Latest update October 14th, 2024 12:59 AM
Apr 23, 2013 News
-says Amaila Falls hydro, major projects affected
Officials of the state-owned Guyana Power and Light Inc. (GPL) yesterday called on the Opposition to rethink its $5.2B cut to a government assistance programme last week.
During a press conference at its Kingston office yesterday, the utility company said that the amount slashed would seriously affect several large scale enhancement projects currently underway to improve its efficiency.
It could also lead to the very real possibilities of tariff increases for customers and impact financing by the Inter-American Development Bank (IDB) for the US$840M-plus Amaila Falls
hydro-project.
Calling for the Opposition to reverse its decision to slash that sum from the $10.2B sum allocated, the officials said that it is unthinkable to place a hold on the projects which include new transmission lines, frequency upgrades and a new 26-megawatt Wartsila power plant at Vreed-en-Hoop, West Bank Demerara.
Both A Partnership For National Unity (APNU) and Alliance For Change (AFC) used their one-seat majority last week to reduce the amount during the considerations of 2013 National Budget in the National Assembly.

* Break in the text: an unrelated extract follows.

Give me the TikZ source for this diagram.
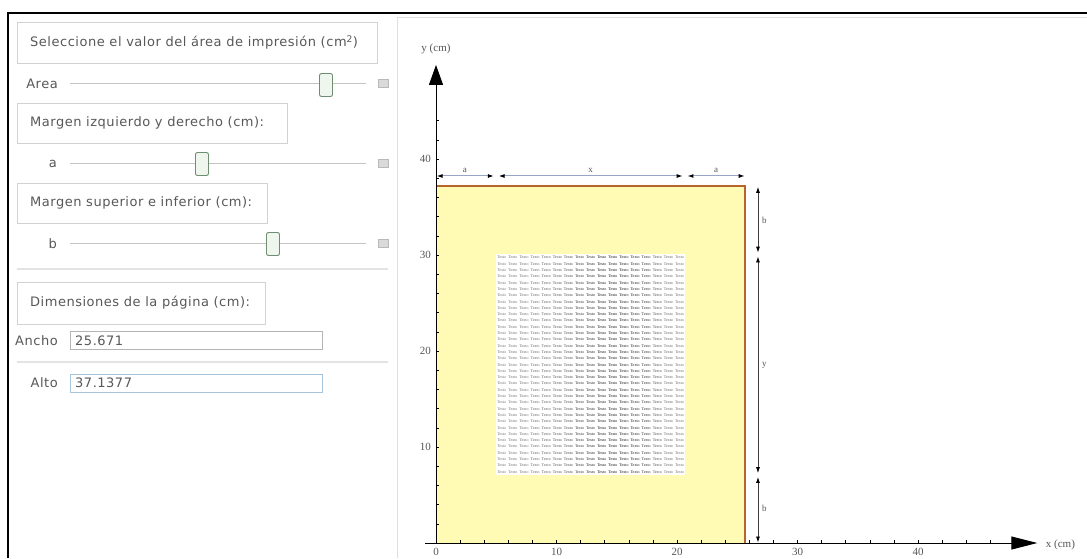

The combined Opposition also slashed the budgets of National Communications Network (NCN) and Government Information Agency (GINA), two state-owned media entities which have come under criticisms for its seeming biased coverage of the same opposition.

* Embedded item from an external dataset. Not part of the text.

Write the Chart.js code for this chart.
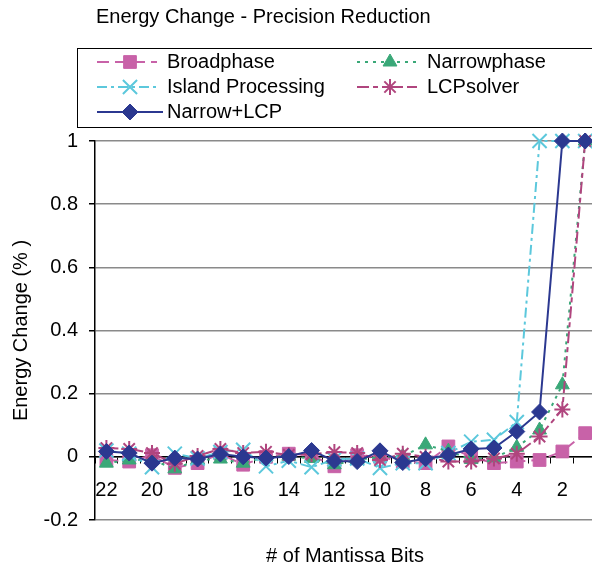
<!DOCTYPE html>
<html>
<head>
<meta charset="utf-8">
<script src="https://cdn.jsdelivr.net/npm/chart.js@4.4.1/dist/chart.umd.min.js"></script>
<style>
  html, body { margin: 0; padding: 0; background: #fff; overflow: hidden; }
  #wrap { position: relative; width: 604px; height: 567px; }
</style>
</head>
<body>
<div id="wrap"><canvas id="chart"></canvas></div>
<script>
// number of mantissa bits, left to right
const bits = [22, 21, 20, 19, 18, 17, 16, 15, 14, 13, 12, 11, 10, 9, 8, 7, 6, 5, 4, 3, 2, 1];
const xTickLabels = [22, 20, 18, 16, 14, 12, 10, 8, 6, 4, 2];

const broadphase  = [-0.01, -0.015, 0.005, -0.035, -0.02, 0.01, -0.025, 0.0, 0.01, 0.005, -0.03, 0.005, 0.0, -0.015, -0.02, 0.033, 0.0, -0.02, -0.015, -0.01, 0.017, 0.075];
const narrowphase = [-0.02, -0.01, -0.01, -0.038, -0.01, -0.007, -0.02, 0.0, 0.002, -0.005, -0.025, -0.01, 0.0, 0.002, 0.038, 0.018, -0.008, -0.003, 0.03, 0.085, 0.228, 1.0];
const islandProc  = [0.02, 0.01, -0.033, 0.01, -0.005, 0.015, 0.022, -0.03, -0.012, -0.033, -0.008, -0.005, -0.035, -0.02, -0.02, 0.012, 0.048, 0.054, 0.11, 1.0, 1.0, 1.0];
const lcpSolver   = [0.028, 0.025, 0.012, -0.022, 0.003, 0.025, 0.012, 0.016, 0.006, 0.008, 0.015, 0.012, -0.01, 0.01, 0.0, -0.015, -0.015, -0.005, 0.01, 0.064, 0.15, 1.0];
const narrowLcp   = [0.017, 0.012, -0.02, -0.004, -0.007, 0.009, 0.0, -0.004, 0.001, 0.02, -0.013, -0.015, 0.019, -0.018, -0.006, 0.006, 0.025, 0.028, 0.08, 0.142, 1.0, 1.0];

const FONT = "'Liberation Sans', Arial, sans-serif";
Chart.defaults.font.family = FONT;
Chart.defaults.font.size = 20;
Chart.defaults.color = '#000';

function series(label, values, color, dash, pointStyle, radius, order) {
  const thin = pointStyle === 'crossRot' || pointStyle === 'star';
  return {
    label,
    data: bits.map((b, i) => ({ x: b, y: values[i] })),
    borderColor: color,
    backgroundColor: color,
    pointBackgroundColor: color,
    pointBorderColor: color,
    borderWidth: 2,
    borderDash: dash,
    tension: 0,
    pointStyle,
    pointRadius: radius,
    pointHoverRadius: radius,
    pointBorderWidth: thin ? 2 : 1,
    clip: false,
    order
  };
}

// title, axis title and the boxed legend
const decor = {
  id: 'decor',
  afterDraw(chart) {
    const c = chart.ctx;
    c.save();
    c.fillStyle = '#000';
    c.font = '20px ' + FONT;
    c.textBaseline = 'middle';
    c.textAlign = 'left';
    c.fillText('Energy Change - Precision Reduction', 96, 17);
    c.textAlign = 'center';
    c.fillText('# of Mantissa Bits', 345, 556);

    c.strokeStyle = '#000';
    c.lineWidth = 1;
    c.strokeRect(77.5, 48.5, 600, 79);

    const slots = [[97, 62], [357, 62], [97, 87], [357, 87], [97, 112]];
    chart.data.datasets.forEach((ds, k) => {
      const [x, y] = slots[k];
      const len = ds.borderDash.length ? 60 : 66;
      c.strokeStyle = ds.borderColor;
      c.fillStyle = ds.borderColor;
      c.lineWidth = 2;
      c.setLineDash(ds.borderDash);
      c.beginPath();
      c.moveTo(x, y);
      c.lineTo(x + len, y);
      c.stroke();
      c.setLineDash([]);
      c.lineWidth = ds.pointBorderWidth;
      Chart.helpers.drawPoint(c, { pointStyle: ds.pointStyle, radius: ds.pointRadius, rotation: 0, borderWidth: ds.pointBorderWidth }, x + 33, y);
      c.fillStyle = '#000';
      c.textAlign = 'left';
      c.fillText(ds.label, x + 70, y);
    });
    c.restore();
  }
};

const ctx = document.getElementById('chart');
new Chart(ctx, {
  type: 'line',
  data: {
    datasets: [
      series('Broadphase', broadphase, '#c862a8', [12, 6], 'rect', 9, 5),
      series('Narrowphase', narrowphase, '#3aa878', [3, 5], 'triangle', 8, 4),
      series('Island Processing', islandProc, '#5cc8dc', [10, 4, 3, 4], 'crossRot', 10, 3),
      series('LCPsolver', lcpSolver, '#b0457e', [12, 4, 5, 4], 'star', 8, 2),
      series('Narrow+LCP', narrowLcp, '#2b3890', [], 'rectRot', 8, 1)
    ]
  },
  options: {
    responsive: true,
    maintainAspectRatio: false,
    animation: false,
    layout: { padding: { top: 141, bottom: 47, left: 0, right: 0 } },
    plugins: {
      legend: { display: false },
      title: { display: false },
      tooltip: { enabled: false }
    },
    scales: {
      x: {
        type: 'linear',
        reverse: true,
        min: 0.7,
        max: 22.5,
        position: { y: 0 },
        afterBuildTicks(scale) {
          const t = [];
          for (let v = 22.5; v > 1; v -= 0.5) t.push({ value: v });
          scale.ticks = t;
        },
        ticks: {
          autoSkip: false,
          maxRotation: 0,
          padding: 16,
          callback: v => xTickLabels.includes(v) ? String(v) : ''
        },
        grid: {
          drawOnChartArea: false,
          tickLength: 6,
          tickColor: c => Number.isInteger(c.tick.value) ? 'rgba(0,0,0,0)' : '#000'
        },
        border: { color: '#000', width: 1.5 }
      },
      y: {
        min: -0.2,
        max: 1,
        afterFit(scale) { scale.width = 95; },
        ticks: {
          stepSize: 0.2,
          padding: 11,
          callback: v => String(Math.round(v * 10) / 10)
        },
        grid: { color: '#8a8a8a', lineWidth: 1.5, tickLength: 6, tickColor: '#000' },
        border: { color: '#000', width: 1.5 },
        title: { display: true, text: 'Energy Change (% )', padding: { top: 9, bottom: 0 } }
      }
    }
  },
  plugins: [decor]
});
</script>
</body>
</html>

The Opposition, in justifying the cuts to GPL, said that it was not satisfied that the company is doing enough to remain competitive, keeping costs down and addressing the issue of customers’ tariffs.
But the GPL officials painted a different picture yesterday, pointing to challenges of increasing demands for power and the need to urgently make the power company ready for the advent of hydro power.
At the press conference yesterday were the Chairman, Winston Brassington; Chief Executive Officer, Bharat Dindyal and his deputy, Aeshwar Deonarine.
According to Brassington, the slashing of the subvention by $5.2B has left GPL with few choices- including raising tariffs or cutting its capital projects. With 2008 the last time tariffs were raised, it is a fact that the power company had foregone $27B in revenues.
Making a case for the subvention, Brassington said the fuel cost has doubled from US$60M in 2006, placing pressure on the company to quickly reduce costs and improve efficiency.
Insisting that local electricity rates are among the lowest in the Caribbean, the Chairman said that the $5.2B are low rates’ loans from China’s Exim Bank, PetroCaribe fund and IDB earmarked for critical projects targeting the improvement of GPL’s development and expansion plans. These include fixing problems with transmission and distribution, generation, metering and loss reduction.
“This (cut) has consequences.”
Brassington rejected GPL going the tariff increases route as it would affect the businesses which depend on power for their operations.
The situation is now a dilemma- the capital projects cannot be compromised and GPL has to continue spending more to improve efficiency and to meet generating demands.
Dindyal was even blunter, and believed that the Opposition went ahead making the cut in “total ignorance”.
Addressing concerns of the Opposition over continuing high losses by company which stands at 31 per cent, the CEO noted that several projects are underway simultaneously to address the problems.
To reduce line or technical losses due to faulty equipment and transmission lines, Dindyal disclosed that seven new substations are currently being constructed with critical components on the ground and now under threat facing damage unless installed soon.
Also under threat is the new Wartsila US$32M generating plant at Vreed-en-Hoop. Another loss reduction project is the frequency conversion project to standardize the city to the 60 Hertz cycle.
With 50,000 new customers added to the grid since 1992, the cut would also likely threaten new customers awaiting meters. GPL currently has in stock only 4,000 meters. “There is simply no logics to the cuts,” Dindyal said.
Also likely to be affected is a project to link the power systems in Berbice and Demerara.
On the issue of finances, it is a fact that GPL’s biggest expenses remain fuel and employment costs- the two alone account for 92 per cent of revenues collected with 78 per cent being fuel costs.
Deonarine noted that GPL is puzzled with the call to reduce tariffs as already it is way below the fuel costs. “We have been sharing information.”
GPL estimates it will have to raise tariffs by 17 per cent to recover the $5.2B.
Regarding its financial situation, the officials said that while new customers have increased GPL’s income from $24B in 2009 to $29B last year, correspondingly, total expenses have risen since then from $21B to $32B last year, which meant that fuel has eaten away the little cash that the company may have been hoping to spend in other areas.
GPL is paying $2.5B annually in wages.
The Opposition is also targeting cuts to other critical areas of the 2013 budget including projects under the Ministry of Public Works which is handling the roads to the Amaila Falls hydro project in Region Eight.